While this is a valid implementation of a recommendation system, there are many drawbacks to this approach, including: (1) large data requirements, (2) label inaccuracy and (3) not accounting for emergent patterns in the data.
In order to properly implement content-based filtering, it is necessary to first have collected data about the categories represented in content and the categorical preferences of users. The first issue that presents itself is of the scale of the data collection necessary to accomplish this. For extremely large video libraries, it may be possible for uploaders to define a broad category, but more nuanced categories would be difficult to collect data for. Furthermore, users would be required to manually enter a painfully large amount of preference data, which is inherently prone to human error as people fail to accurately describe their preferences.
The final major issue that can emerge when implementing content-based filtering is the limited number of features. If each feature is a manually labeled category, there is a natural limit of what humans are able to observe easily and spend time labeling. For most data, there will be deeper underlying patterns in the data that would be unlikely to be noticed and classified by a human.
Features vs. Latent Features
This kind of emergent pattern is called a latent feature. Typically these are discovered using machine learning methods, particularly dimensionality reducing methods. When latent features are used in recommendation systems, new methods can emerge that lead to a number of benefits.
One such method is known as collaborative filtering. This method works similarly to content-based filtering, but rather than defining a mapping which generates the predicted graph, the observed graph is used to generate the mapping.
The matrices we generate will map users to latent-features and latent-features to content. The method for generating this mapping uses a process known as matrix factorization. Matrix factorization is a minimization problem which aims to reduce the squared difference between values in the observed matrix and the predicted matrix.
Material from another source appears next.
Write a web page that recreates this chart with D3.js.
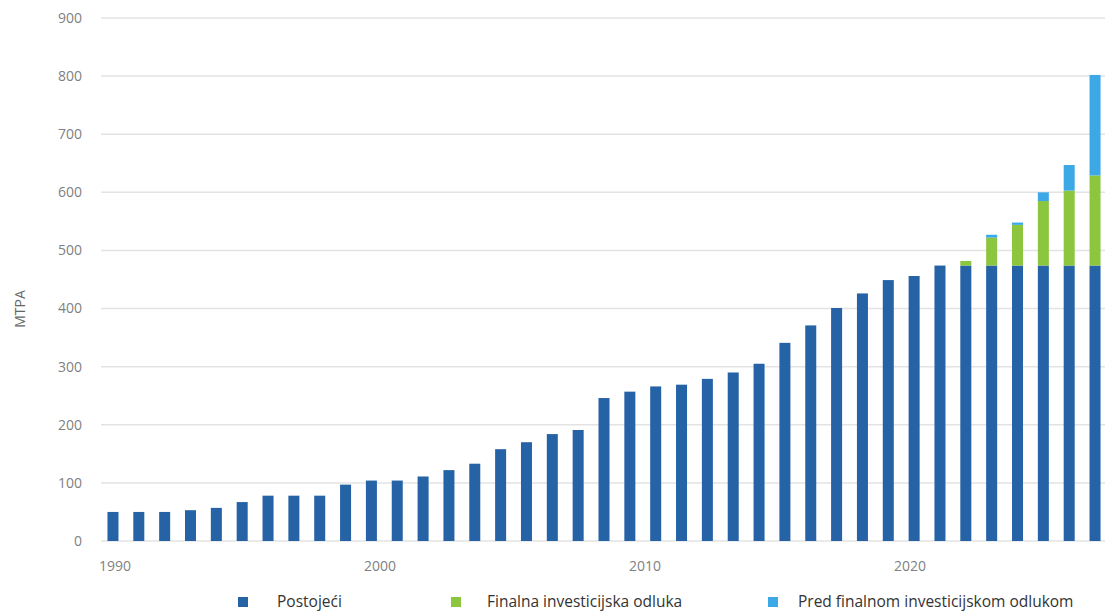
<!DOCTYPE html>
<html>
<head>
<meta charset="utf-8">
<script src="https://cdn.jsdelivr.net/npm/d3@7"></script>
<style>
  body { margin: 0; background: #fff; }
  svg { display: block; font-family: 'Open Sans', sans-serif; }
</style>
</head>
<body>
<div class="chart"></div>
<script>
// data (MTPA)
var years = d3.range(1990, 2029);
var existing = [50, 50, 50, 53, 57, 67, 78, 78, 78, 97,
    104, 104, 111, 122, 133, 158, 170, 184, 191, 246,
    257, 266, 269, 279, 290, 305, 341, 371, 401, 426,
    449, 456, 474, 474, 474, 474, 474, 474, 474];
var fid = [0, 0, 0, 0, 0, 0, 0, 0, 0, 0,
    0, 0, 0, 0, 0, 0, 0, 0, 0, 0,
    0, 0, 0, 0, 0, 0, 0, 0, 0, 0,
    0, 0, 0, 8, 48, 70, 111, 129, 155];
var preFid = [0, 0, 0, 0, 0, 0, 0, 0, 0, 0,
    0, 0, 0, 0, 0, 0, 0, 0, 0, 0,
    0, 0, 0, 0, 0, 0, 0, 0, 0, 0,
    0, 0, 0, 0, 5, 4, 15, 44, 173];
var seriesNames = ["Postojeći", "Finalna investicijska odluka", "Pred finalnom investicijskom odlukom"];
var seriesColors = ["#2563a6", "#8cc63f", "#3ca9e6"];
var yTicks = [0, 100, 200, 300, 400, 500, 600, 700, 800, 900];
var xTickYears = [1990, 2000, 2010, 2020];
var yLabel = "MTPA";

const svgWidth = 1105, svgHeight = 616;
const plotLeft = 101, plotRight = 1105, plotTop = 18, plotBottom = 541;

var svg = d3.select(".chart").append("svg")
    .attr("width", svgWidth).attr("height", svgHeight);

var table = years.map(function (y, i) {
    return { year: y, a: existing[i], b: fid[i], c: preFid[i] };
});
var stacked = d3.stack().keys(["a", "b", "c"])(table);

var x = d3.scaleBand()
    .domain(years)
    .range([plotLeft, 1107])
    .paddingInner(0.574)
    .paddingOuter(0.25);

var y = d3.scaleLinear()
    .domain([0, 900])
    .range([plotBottom, plotTop]);

// year labels sit on their own slightly wider spacing
var xLab = d3.scaleLinear()
    .domain([1990, 2020])
    .range([x(1990) + x.bandwidth() / 2 + 2, x(1990) + x.bandwidth() / 2 + 797]);

// grid
svg.append("g").selectAll("line")
    .data(yTicks).enter().append("line")
    .attr("x1", plotLeft).attr("x2", plotRight)
    .attr("y1", function (d) { return y(d); })
    .attr("y2", function (d) { return y(d); })
    .attr("stroke", "#e3e3e3")
    .attr("stroke-width", 1.5);

// y tick labels
svg.append("g").selectAll("text")
    .data(yTicks).enter().append("text")
    .text(function (d) { return d; })
    .attr("x", 82)
    .attr("y", function (d) { return y(d); })
    .attr("dy", "0.35em")
    .style("text-anchor", "end")
    .style("font-size", "14px")
    .style("fill", "#7f7f7f");

// y axis title
svg.append("text")
    .text(yLabel)
    .attr("transform", "translate(25,309) rotate(-90)")
    .style("text-anchor", "middle")
    .style("font-size", "14px")
    .style("fill", "#666");

// x tick labels
svg.append("g").selectAll("text")
    .data(xTickYears).enter().append("text")
    .text(function (d) { return d; })
    .attr("x", function (d) { return xLab(d); })
    .attr("y", 571)
    .style("text-anchor", "middle")
    .style("font-size", "14px")
    .style("fill", "#7f7f7f");

// bars
svg.append("g").selectAll("g")
    .data(stacked).enter().append("g")
    .attr("fill", function (d, i) { return seriesColors[i]; })
    .selectAll("rect")
    .data(function (d) { return d.filter(function (p) { return p[1] > p[0]; }); })
    .enter().append("rect")
    .attr("x", function (d) { return x(d.data.year); })
    .attr("width", x.bandwidth())
    .attr("y", function (d) { return y(d[1]); })
    .attr("height", function (d) { return y(d[0]) - y(d[1]); });

// legend
var legendX = [238, 451, 768];
var legendTextDx = [39, 36, 30];
var legend = svg.append("g").selectAll("g")
    .data(seriesNames).enter().append("g")
    .attr("transform", function (d, i) { return "translate(" + legendX[i] + ",597)"; });

legend.append("rect")
    .attr("width", 10).attr("height", 10)
    .attr("fill", function (d, i) { return seriesColors[i]; });

legend.append("text")
    .text(function (d) { return d; })
    .attr("x", function (d, i) { return legendTextDx[i]; })
    .attr("y", 5)
    .attr("dy", "0.35em")
    .style("font-size", "15.5px")
    .style("fill", "#333");
</script>
</body>
</html>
The primary methods for performing matrix factorization are stochastic gradient descent, which is more tunable, and weighted alternating least squares, which is designed specifically for collaborative filtering use cases and converges faster.
There is still one problem with this method. In order to make proper predictions, the unobserved entries must be taken into account, otherwise the product of the mapping will simply generate the exact observed data. This could be solved by setting all unobserved entries to 0 and applying SVD, but this method is ineffective in practice because the observed matrix being decomposed is typically quite sparse. Instead, by using weighted matrix factorization we can add a tunable hyper parameter which assigns weights to the unobserved entries.
Not only is collaborative-filtering often a much better predictor of user behavior on content platforms, it also has the advantage of data compression. Because the latent-feature mappings generated from the matrix-factorization can accurately generate the exact observed graph, the original graph matrix no longer needs to be stored. This leads to a significant decrease in data storage requirements.
Content recommendation is a broad and important use case for data science. Both in its more primitive form of content-based filtering and the more accurate method of collaborative filtering, insightful data is made available to software engineers leading to an improved content discovery experience for users.